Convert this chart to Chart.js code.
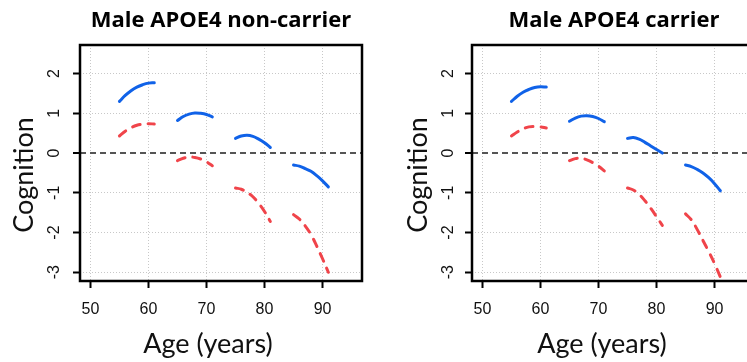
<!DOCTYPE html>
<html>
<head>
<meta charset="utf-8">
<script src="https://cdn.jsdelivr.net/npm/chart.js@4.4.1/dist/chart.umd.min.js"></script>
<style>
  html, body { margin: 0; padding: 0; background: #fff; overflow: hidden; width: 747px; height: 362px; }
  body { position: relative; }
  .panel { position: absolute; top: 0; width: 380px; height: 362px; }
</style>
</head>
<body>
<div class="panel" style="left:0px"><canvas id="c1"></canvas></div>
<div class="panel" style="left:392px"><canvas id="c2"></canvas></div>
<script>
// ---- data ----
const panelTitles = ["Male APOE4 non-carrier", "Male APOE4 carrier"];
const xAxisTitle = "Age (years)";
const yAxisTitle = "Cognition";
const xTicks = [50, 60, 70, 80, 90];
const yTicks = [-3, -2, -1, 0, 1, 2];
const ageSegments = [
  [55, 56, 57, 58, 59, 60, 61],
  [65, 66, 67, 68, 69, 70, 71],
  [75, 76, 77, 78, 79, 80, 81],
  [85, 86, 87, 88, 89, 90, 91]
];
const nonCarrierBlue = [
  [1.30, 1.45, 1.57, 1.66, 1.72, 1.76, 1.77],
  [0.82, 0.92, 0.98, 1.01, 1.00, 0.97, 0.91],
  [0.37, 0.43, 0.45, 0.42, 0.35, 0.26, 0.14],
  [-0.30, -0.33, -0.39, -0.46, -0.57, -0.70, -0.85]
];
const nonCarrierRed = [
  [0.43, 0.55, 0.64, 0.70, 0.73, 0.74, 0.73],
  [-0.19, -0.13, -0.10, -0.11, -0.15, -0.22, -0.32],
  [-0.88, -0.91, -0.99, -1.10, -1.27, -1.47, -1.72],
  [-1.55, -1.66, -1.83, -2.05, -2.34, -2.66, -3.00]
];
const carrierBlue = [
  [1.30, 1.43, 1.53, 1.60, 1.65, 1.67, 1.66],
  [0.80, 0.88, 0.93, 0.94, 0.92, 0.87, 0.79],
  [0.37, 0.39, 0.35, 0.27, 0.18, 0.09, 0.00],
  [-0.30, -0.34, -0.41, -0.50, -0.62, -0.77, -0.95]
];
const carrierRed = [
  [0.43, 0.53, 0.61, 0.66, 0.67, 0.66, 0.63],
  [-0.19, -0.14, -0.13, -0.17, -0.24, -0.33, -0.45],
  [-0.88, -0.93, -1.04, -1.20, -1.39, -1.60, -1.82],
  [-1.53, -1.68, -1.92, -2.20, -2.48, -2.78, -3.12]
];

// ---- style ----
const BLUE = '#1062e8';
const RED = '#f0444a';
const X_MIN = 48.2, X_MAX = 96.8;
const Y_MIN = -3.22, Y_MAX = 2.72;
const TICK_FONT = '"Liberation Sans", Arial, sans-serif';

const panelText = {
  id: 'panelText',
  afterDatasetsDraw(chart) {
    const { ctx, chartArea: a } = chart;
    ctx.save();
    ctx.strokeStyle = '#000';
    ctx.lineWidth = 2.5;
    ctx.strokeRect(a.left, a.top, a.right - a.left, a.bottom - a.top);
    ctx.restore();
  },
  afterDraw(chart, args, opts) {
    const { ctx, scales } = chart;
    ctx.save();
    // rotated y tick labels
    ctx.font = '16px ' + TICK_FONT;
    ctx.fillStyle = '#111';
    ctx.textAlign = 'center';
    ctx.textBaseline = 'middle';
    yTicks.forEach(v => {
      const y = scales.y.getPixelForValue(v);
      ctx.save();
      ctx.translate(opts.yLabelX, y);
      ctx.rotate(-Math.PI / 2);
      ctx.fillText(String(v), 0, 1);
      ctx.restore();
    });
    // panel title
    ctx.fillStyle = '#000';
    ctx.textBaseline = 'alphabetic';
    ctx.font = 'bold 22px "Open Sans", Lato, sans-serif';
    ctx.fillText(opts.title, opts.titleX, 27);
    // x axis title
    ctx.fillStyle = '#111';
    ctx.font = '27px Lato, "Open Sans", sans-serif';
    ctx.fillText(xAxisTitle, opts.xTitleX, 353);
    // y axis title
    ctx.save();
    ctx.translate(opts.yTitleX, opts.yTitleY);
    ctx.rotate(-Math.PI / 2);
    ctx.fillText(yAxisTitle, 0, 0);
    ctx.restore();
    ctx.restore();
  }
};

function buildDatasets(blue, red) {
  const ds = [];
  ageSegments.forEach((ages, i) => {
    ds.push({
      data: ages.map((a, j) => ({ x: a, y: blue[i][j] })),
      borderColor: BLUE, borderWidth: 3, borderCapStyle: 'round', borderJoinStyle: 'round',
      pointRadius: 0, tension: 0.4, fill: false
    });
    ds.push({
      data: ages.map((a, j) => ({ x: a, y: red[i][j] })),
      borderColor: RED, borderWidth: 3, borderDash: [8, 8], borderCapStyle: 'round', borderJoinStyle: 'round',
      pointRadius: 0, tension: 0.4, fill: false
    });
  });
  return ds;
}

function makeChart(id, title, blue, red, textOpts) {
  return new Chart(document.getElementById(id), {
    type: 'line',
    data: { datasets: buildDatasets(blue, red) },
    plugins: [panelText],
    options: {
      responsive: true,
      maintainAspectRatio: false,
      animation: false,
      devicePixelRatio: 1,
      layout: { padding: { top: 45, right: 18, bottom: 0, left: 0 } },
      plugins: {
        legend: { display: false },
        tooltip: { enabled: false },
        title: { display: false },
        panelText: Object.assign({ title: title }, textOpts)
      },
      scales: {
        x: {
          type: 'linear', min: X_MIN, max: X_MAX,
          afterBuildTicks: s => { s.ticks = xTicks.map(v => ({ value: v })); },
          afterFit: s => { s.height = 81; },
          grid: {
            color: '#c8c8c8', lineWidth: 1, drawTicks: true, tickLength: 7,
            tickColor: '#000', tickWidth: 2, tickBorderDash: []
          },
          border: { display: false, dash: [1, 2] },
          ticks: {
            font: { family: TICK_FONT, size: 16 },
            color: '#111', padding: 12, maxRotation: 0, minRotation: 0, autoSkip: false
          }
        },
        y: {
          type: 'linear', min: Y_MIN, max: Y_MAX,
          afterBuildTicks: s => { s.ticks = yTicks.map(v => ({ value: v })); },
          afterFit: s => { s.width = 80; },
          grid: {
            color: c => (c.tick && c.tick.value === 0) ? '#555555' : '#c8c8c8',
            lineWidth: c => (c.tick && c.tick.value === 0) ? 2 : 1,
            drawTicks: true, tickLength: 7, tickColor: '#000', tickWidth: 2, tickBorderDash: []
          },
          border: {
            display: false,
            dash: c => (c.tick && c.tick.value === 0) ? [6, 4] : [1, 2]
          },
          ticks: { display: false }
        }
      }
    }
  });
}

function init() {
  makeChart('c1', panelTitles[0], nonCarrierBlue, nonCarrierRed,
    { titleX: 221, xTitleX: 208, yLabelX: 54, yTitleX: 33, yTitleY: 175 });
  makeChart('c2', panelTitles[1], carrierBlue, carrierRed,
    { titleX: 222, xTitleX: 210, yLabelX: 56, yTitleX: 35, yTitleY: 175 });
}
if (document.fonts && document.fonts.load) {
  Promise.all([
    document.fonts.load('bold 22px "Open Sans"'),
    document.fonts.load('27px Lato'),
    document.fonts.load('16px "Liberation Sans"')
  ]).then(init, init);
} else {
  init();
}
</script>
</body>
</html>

══════════

■ Written exercise:
Copy out all the data without changing anything, and drop the pictures.

■ The response:
Convert this chart to Chart.js code.
<!DOCTYPE html>
<html>
<head>
<meta charset="utf-8">
<script src="https://cdn.jsdelivr.net/npm/chart.js@4.4.1/dist/chart.umd.min.js"></script>
<style>
  html, body { margin: 0; padding: 0; background: #fff; overflow: hidden; width: 747px; height: 362px; }
  body { position: relative; }
  .panel { position: absolute; top: 0; width: 380px; height: 362px; }
</style>
</head>
<body>
<div class="panel" style="left:0px"><canvas id="c1"></canvas></div>
<div class="panel" style="left:392px"><canvas id="c2"></canvas></div>
<script>
// ---- data ----
const panelTitles = ["Male APOE4 non-carrier", "Male APOE4 carrier"];
const xAxisTitle = "Age (years)";
const yAxisTitle = "Cognition";
const xTicks = [50, 60, 70, 80, 90];
const yTicks = [-3, -2, -1, 0, 1, 2];
const ageSegments = [
  [55, 56, 57, 58, 59, 60, 61],
  [65, 66, 67, 68, 69, 70, 71],
  [75, 76, 77, 78, 79, 80, 81],
  [85, 86, 87, 88, 89, 90, 91]
];
const nonCarrierBlue = [
  [1.30, 1.45, 1.57, 1.66, 1.72, 1.76, 1.77],
  [0.82, 0.92, 0.98, 1.01, 1.00, 0.97, 0.91],
  [0.37, 0.43, 0.45, 0.42, 0.35, 0.26, 0.14],
  [-0.30, -0.33, -0.39, -0.46, -0.57, -0.70, -0.85]
];
const nonCarrierRed = [
  [0.43, 0.55, 0.64, 0.70, 0.73, 0.74, 0.73],
  [-0.19, -0.13, -0.10, -0.11, -0.15, -0.22, -0.32],
  [-0.88, -0.91, -0.99, -1.10, -1.27, -1.47, -1.72],
  [-1.55, -1.66, -1.83, -2.05, -2.34, -2.66, -3.00]
];
const carrierBlue = [
  [1.30, 1.43, 1.53, 1.60, 1.65, 1.67, 1.66],
  [0.80, 0.88, 0.93, 0.94, 0.92, 0.87, 0.79],
  [0.37, 0.39, 0.35, 0.27, 0.18, 0.09, 0.00],
  [-0.30, -0.34, -0.41, -0.50, -0.62, -0.77, -0.95]
];
const carrierRed = [
  [0.43, 0.53, 0.61, 0.66, 0.67, 0.66, 0.63],
  [-0.19, -0.14, -0.13, -0.17, -0.24, -0.33, -0.45],
  [-0.88, -0.93, -1.04, -1.20, -1.39, -1.60, -1.82],
  [-1.53, -1.68, -1.92, -2.20, -2.48, -2.78, -3.12]
];

// ---- style ----
const BLUE = '#1062e8';
const RED = '#f0444a';
const X_MIN = 48.2, X_MAX = 96.8;
const Y_MIN = -3.22, Y_MAX = 2.72;
const TICK_FONT = '"Liberation Sans", Arial, sans-serif';

const panelText = {
  id: 'panelText',
  afterDatasetsDraw(chart) {
    const { ctx, chartArea: a } = chart;
    ctx.save();
    ctx.strokeStyle = '#000';
    ctx.lineWidth = 2.5;
    ctx.strokeRect(a.left, a.top, a.right - a.left, a.bottom - a.top);
    ctx.restore();
  },
  afterDraw(chart, args, opts) {
    const { ctx, scales } = chart;
    ctx.save();
    // rotated y tick labels
    ctx.font = '16px ' + TICK_FONT;
    ctx.fillStyle = '#111';
    ctx.textAlign = 'center';
    ctx.textBaseline = 'middle';
    yTicks.forEach(v => {
      const y = scales.y.getPixelForValue(v);
      ctx.save();
      ctx.translate(opts.yLabelX, y);
      ctx.rotate(-Math.PI / 2);
      ctx.fillText(String(v), 0, 1);
      ctx.restore();
    });
    // panel title
    ctx.fillStyle = '#000';
    ctx.textBaseline = 'alphabetic';
    ctx.font = 'bold 22px "Open Sans", Lato, sans-serif';
    ctx.fillText(opts.title, opts.titleX, 27);
    // x axis title
    ctx.fillStyle = '#111';
    ctx.font = '27px Lato, "Open Sans", sans-serif';
    ctx.fillText(xAxisTitle, opts.xTitleX, 353);
    // y axis title
    ctx.save();
    ctx.translate(opts.yTitleX, opts.yTitleY);
    ctx.rotate(-Math.PI / 2);
    ctx.fillText(yAxisTitle, 0, 0);
    ctx.restore();
    ctx.restore();
  }
};

function buildDatasets(blue, red) {
  const ds = [];
  ageSegments.forEach((ages, i) => {
    ds.push({
      data: ages.map((a, j) => ({ x: a, y: blue[i][j] })),
      borderColor: BLUE, borderWidth: 3, borderCapStyle: 'round', borderJoinStyle: 'round',
      pointRadius: 0, tension: 0.4, fill: false
    });
    ds.push({
      data: ages.map((a, j) => ({ x: a, y: red[i][j] })),
      borderColor: RED, borderWidth: 3, borderDash: [8, 8], borderCapStyle: 'round', borderJoinStyle: 'round',
      pointRadius: 0, tension: 0.4, fill: false
    });
  });
  return ds;
}

function makeChart(id, title, blue, red, textOpts) {
  return new Chart(document.getElementById(id), {
    type: 'line',
    data: { datasets: buildDatasets(blue, red) },
    plugins: [panelText],
    options: {
      responsive: true,
      maintainAspectRatio: false,
      animation: false,
      devicePixelRatio: 1,
      layout: { padding: { top: 45, right: 18, bottom: 0, left: 0 } },
      plugins: {
        legend: { display: false },
        tooltip: { enabled: false },
        title: { display: false },
        panelText: Object.assign({ title: title }, textOpts)
      },
      scales: {
        x: {
          type: 'linear', min: X_MIN, max: X_MAX,
          afterBuildTicks: s => { s.ticks = xTicks.map(v => ({ value: v })); },
          afterFit: s => { s.height = 81; },
          grid: {
            color: '#c8c8c8', lineWidth: 1, drawTicks: true, tickLength: 7,
            tickColor: '#000', tickWidth: 2, tickBorderDash: []
          },
          border: { display: false, dash: [1, 2] },
          ticks: {
            font: { family: TICK_FONT, size: 16 },
            color: '#111', padding: 12, maxRotation: 0, minRotation: 0, autoSkip: false
          }
        },
        y: {
          type: 'linear', min: Y_MIN, max: Y_MAX,
          afterBuildTicks: s => { s.ticks = yTicks.map(v => ({ value: v })); },
          afterFit: s => { s.width = 80; },
          grid: {
            color: c => (c.tick && c.tick.value === 0) ? '#555555' : '#c8c8c8',
            lineWidth: c => (c.tick && c.tick.value === 0) ? 2 : 1,
            drawTicks: true, tickLength: 7, tickColor: '#000', tickWidth: 2, tickBorderDash: []
          },
          border: {
            display: false,
            dash: c => (c.tick && c.tick.value === 0) ? [6, 4] : [1, 2]
          },
          ticks: { display: false }
        }
      }
    }
  });
}

function init() {
  makeChart('c1', panelTitles[0], nonCarrierBlue, nonCarrierRed,
    { titleX: 221, xTitleX: 208, yLabelX: 54, yTitleX: 33, yTitleY: 175 });
  makeChart('c2', panelTitles[1], carrierBlue, carrierRed,
    { titleX: 222, xTitleX: 210, yLabelX: 56, yTitleX: 35, yTitleY: 175 });
}
if (document.fonts && document.fonts.load) {
  Promise.all([
    document.fonts.load('bold 22px "Open Sans"'),
    document.fonts.load('27px Lato'),
    document.fonts.load('16px "Liberation Sans"')
  ]).then(init, init);
} else {
  init();
}
</script>
</body>
</html>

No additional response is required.